1)Bay of Pigs. During the period between the election and his inauguration, JFK was briefed on a CIA plan developed within the Eisenhower administration to train Cuban exiles for an invasion of their homeland. The United States was distrustful of Fidel Castro, the leader of Cuba, and wary of his relationship with Nikita Khrushchev, the Soviet premier. The plan anticipated that support from the Cuban people and perhaps even from elements of the Cuban military would lead to the overthrow of Castro and the establishment of a non-communist government friendly to the United States. His fault that he allowed the prevailing wisdom of the CIA and Eisenhower to allow it to continue over his reluctance for the plan.
2) Vietnam. So getting assassinated was sticking it to Johnson? He was pulling out. In fact, that is one of the hypothesis on why he was assassinated. Another being his pro-civil rights stance. Johnson reversed his plan and beefed things up.
3) Civil Rights. Again he died before his Civil Rights proposal had been passed as a bill let alone signed by him. Johnson signed it and got the credit. By the 1960 presidential campaign, civil rights had emerged as a crucial issue. Just a few weeks before the election, Martin Luther King Jr. was arrested while leading a protest in Atlanta, Georgia. John Kennedy phoned his wife, Coretta Scott King to express his concern, while a call from Robert Kennedy to the judge helped secure her husband's safe release. The Kennedys' personal intervention led to a public endorsement by Martin Luther King Sr., the influential father of the civil rights leader.
Across the nation, more than 70 percent of African Americans voted for Kennedy, and these votes provided the winning edge in several key states. When President Kennedy took office in January 1961, African Americans had high expectations for the new administration.
Thank you JoyV. A great history lesson. Even living through the era, we do not realize everything that happened and the causes of the happenings. Then, after a while, we get a lot of skewed history.. you do great research.
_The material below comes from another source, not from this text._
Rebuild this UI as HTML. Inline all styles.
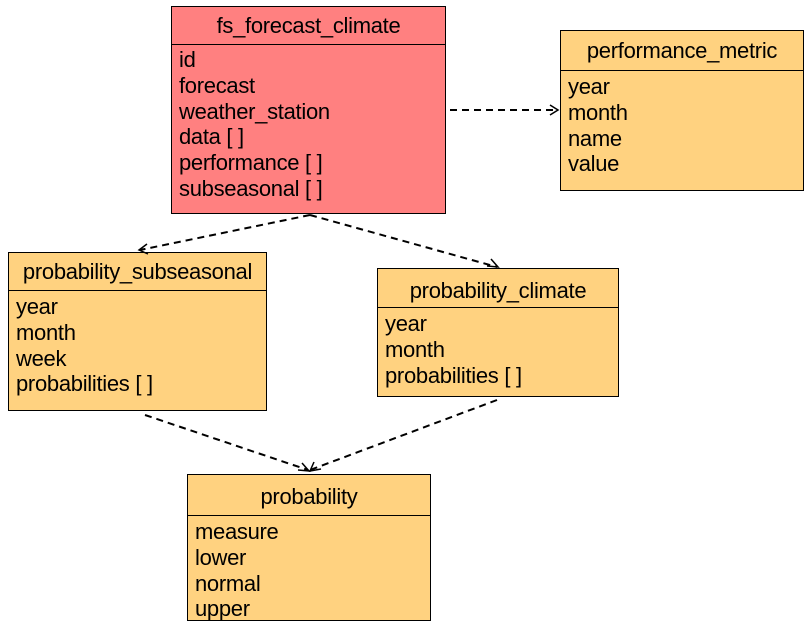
<!DOCTYPE html>
<html><head><style>
body{margin:0;width:811px;height:626px;background:#fff;position:relative;font-family:"Liberation Sans",sans-serif;overflow:hidden}
.b{position:absolute;border:1.3px solid #000;background:#ffd280;box-sizing:border-box}
.h{border-bottom:1.3px solid #000;text-align:center;font-size:22px;box-sizing:border-box;letter-spacing:-0.3px}
.r{font-size:22px;line-height:25.8px;padding-left:7px;padding-top:3px;letter-spacing:-0.3px}
svg{position:absolute;left:0;top:0}
</style></head><body>
<div class="b" style="left:171px;top:6px;width:275px;height:208px;background:#ff8080">
<div class="h" style="height:38px;line-height:38px">fs_forecast_climate</div>
<div class="r" style="padding-top:2px">id<br>forecast<br>weather_station<br>data [ ]<br>performance [ ]<br>subseasonal [ ]</div></div>
<div class="b" style="left:560px;top:30px;width:244px;height:161px">
<div class="h" style="height:40px;line-height:40px">performance_metric</div>
<div class="r">year<br>month<br>name<br>value</div></div>
<div class="b" style="left:8px;top:252px;width:259px;height:159px">
<div class="h" style="height:38px;line-height:38px">probability_subseasonal</div>
<div class="r">year<br>month<br>week<br>probabilities [ ]</div></div>
<div class="b" style="left:377px;top:268px;width:242px;height:129px">
<div class="h" style="height:39px;line-height:43px">probability_climate</div>
<div class="r">year<br>month<br>probabilities [ ]</div></div>
<div class="b" style="left:187px;top:474px;width:244px;height:147px">
<div class="h" style="height:41px;line-height:43px">probability</div>
<div class="r">measure<br>lower<br>normal<br>upper</div></div>
<svg width="811" height="626" fill="none" stroke="#000" stroke-width="2">
<g stroke-dasharray="7,5">
<path d="M450 110H556"/><path d="M310 215L140 250"/><path d="M310 215L497 267"/>
<path d="M145 415L308 470"/><path d="M497 400L310 470"/></g>
<g stroke-width="1.5">
<path d="M550 105L558 110L550 115"/>
<path d="M147 244L139 250L148 254"/>
<path d="M487 266L498 267L491 259"/>
<path d="M298 470L309 471L302 463"/>
<path d="M314 462L310 471L321 469"/></g>
</svg>
</body></html>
But Kennedy's narrow election victory and small working margin in Congress left him cautious. He was reluctant to lose southern support for legislation on many fronts by pushing too hard on civil rights legislation. Instead, he appointed unprecedented numbers of African Americans to high-level positions in the administration and strengthened the Civil Rights Commission. He spoke out in favor of school desegregation, praised a number of cities for integrating their schools, and put Vice President Lyndon Johnson in charge of the President's Committee on Equal Employment Opportunity. Attorney General Robert Kennedy turned his attention to voting rights, initiating five times the number of suits brought during the previous administration.
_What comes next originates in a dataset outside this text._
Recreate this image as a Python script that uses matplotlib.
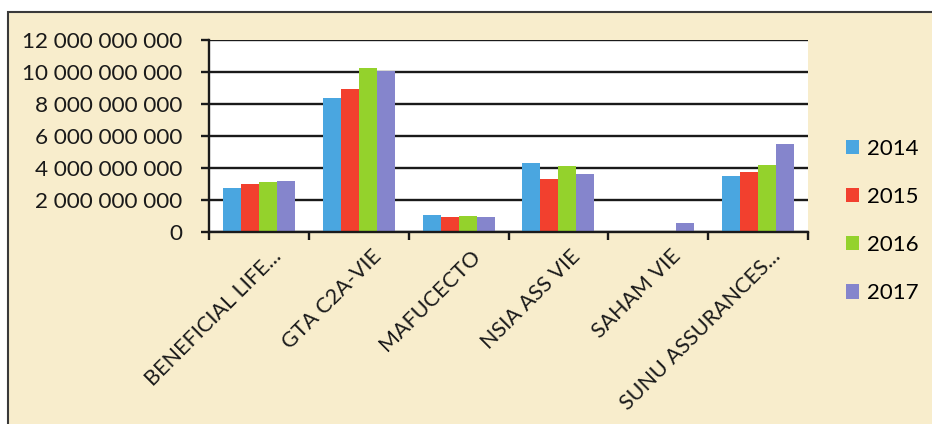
import numpy as np
import matplotlib
matplotlib.use('Agg')
import matplotlib.pyplot as plt
from matplotlib.patches import Rectangle
from matplotlib.ticker import FuncFormatter
from matplotlib.transforms import ScaledTranslation

companies = ['BENEFICIAL LIFE...', 'GTA C2A-VIE', 'MAFUCECTO', 'NSIA ASS VIE',
             'SAHAM VIE', 'SUNU ASSURANCES...']
years = ['2014', '2015', '2016', '2017']
v2014 = [2.72e9, 8.40e9, 1.04e9, 4.33e9, 0, 3.48e9]
v2015 = [3.00e9, 8.96e9, 0.94e9, 3.31e9, 0, 3.73e9]
v2016 = [3.10e9, 10.25e9, 0.97e9, 4.15e9, 0, 4.19e9]
v2017 = [3.20e9, 10.08e9, 0.94e9, 3.63e9, 0.58e9, 5.48e9]
colors = ['#4aa6e0', '#f2402e', '#94d22c', '#8585cc']

plt.rcParams['font.family'] = ['Lato', 'DejaVu Sans']

fig = plt.figure(figsize=(9.32, 4.24), dpi=100)
fig.patch.set_facecolor('white')
# scanned chart frame
frame = Rectangle((8/932, -0.2), 1.2, 0.2 + 1 - 12/424,
                  transform=fig.transFigure, facecolor='#f8edcc',
                  edgecolor='#3a3a3a', lw=1.5, zorder=-5)
fig.patches.append(frame)

ax = fig.add_axes([209/932, 1 - 232/424, 599/932, 192/424])
ax.set_zorder(2)
ax.set_facecolor('white')

x = np.arange(len(companies))
w = 0.18
for i, (vals, c) in enumerate(zip([v2014, v2015, v2016, v2017], colors)):
    ax.bar(x + (i - 1.5) * w, vals, w, color=c, label=years[i], zorder=3)

ax.set_xlim(-0.5, len(companies) - 0.5)
ax.set_ylim(0, 12e9)
ax.set_yticks(np.arange(0, 12e9 + 1, 2e9))
ax.yaxis.set_major_formatter(FuncFormatter(lambda v, p: '{:,.0f}'.format(v).replace(',', ' ')))
ax.grid(axis='y', color='#1a1a1a', lw=1.7, zorder=1)
for s in ['top', 'right']:
    ax.spines[s].set_visible(False)
for s in ['left', 'bottom']:
    ax.spines[s].set_color('#1a1a1a')
    ax.spines[s].set_linewidth(1.7)
    ax.spines[s].set_zorder(4)

ax.set_xticks(np.arange(-0.5, len(companies)))
ax.set_xticklabels([])
ax.set_xticks(x, minor=True)
ax.set_xticklabels(companies, minor=True, rotation=45, ha='right',
                   rotation_mode='anchor', fontsize=15.5, color='#1a1a1a')
ax.tick_params(axis='x', which='minor', length=0, pad=10)
ax.tick_params(axis='x', which='major', length=6, width=1.7, color='#1a1a1a')
ax.tick_params(axis='y', length=6, width=1.7, color='#1a1a1a', labelsize=16.2,
               labelcolor='#1a1a1a', pad=13.5)
for lab in ax.get_xticklabels(minor=True):
    lab.set_transform(lab.get_transform() + ScaledTranslation(0.12, 0, fig.dpi_scale_trans))

leg = ax.legend(loc='center left', bbox_to_anchor=(846/932, 1 - 221/424),
                bbox_transform=fig.transFigure, frameon=False, fontsize=16,
                handlelength=0.6, handleheight=0.6, handletextpad=0.35,
                labelspacing=1.27, borderpad=0, borderaxespad=0)

fig.savefig('out.png', dpi=100, facecolor=fig.get_facecolor())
In 1962, James H. Meredith Jr., an African American Air Force veteran, was denied admission to the University of Mississippi, known as "Ole Miss." Meredith attempted to register four times without success.
Long telephone conversations between the president, the attorney general, and Governor Ross Barnett failed to produce a solution. When federal marshals accompanied Meredith to campus in another attempt to register for classes, rioting erupted. Two people died and dozens were injured. President Kennedy mobilized the National Guard and sent federal troops to the campus. Meredith registered the next day and attended his first class, and segregation ended at the University of Mississippi.
After the Bull Conner fiasco, invoking federal authority, President Kennedy sent several thousand troops to an Alabama air base, and his administration responded by speeding up the drafting of a comprehensive civil rights bill.
Governor George Wallace had vowed at his inauguration to defend "segregation now, segregation tomorrow, and segregation forever." In June 1963, he upheld his promise to "stand in the schoolhouse door" to prevent two black students from enrolling at the University of Alabama. To protect the students and secure their admission, President Kennedy federalized the Alabama National Guard. And on June 11, the president addressed the nation.
Kennedy defined the civil rights crisis as moral, as well as constitutional and legal. He announced that major civil rights legislation would be submitted to the Congress to guarantee equal access to public facilities, to end segregation in education, and to provide federal protection of the right to vote.
Kennedy's comprehensive civil rights bill cleared several hurdles in Congress and won the endorsement of House and Senate Republican leaders. It was not passed, however, before November 22, 1963, when President Kennedy was assassinated. The bill was left in the hands of Lyndon B. Johnson. Before becoming vice president, Johnson had served more than two decades in Congress as a congressman and senator from Texas. He used his connections with southern white congressional leaders, and with the assistance of Robert Kennedy’s Justice Department and the outpouring of emotion after the president's assassination, the Civil Rights Act was passed as a way to honor President Kennedy.
4) Taxes. Kennedy had campaigned on the slogan of “getting America moving again” He battled congress over his tax cut plan as the socialist idea that the way to increase the economic wealth was by spending us out of a recession. Those in favor of high taxes claimed the ending of the depression had nothing to do with WWII but was all due to FDRs New Deal spending. JFK disagreed! And 60% of Americans agreed with JFK.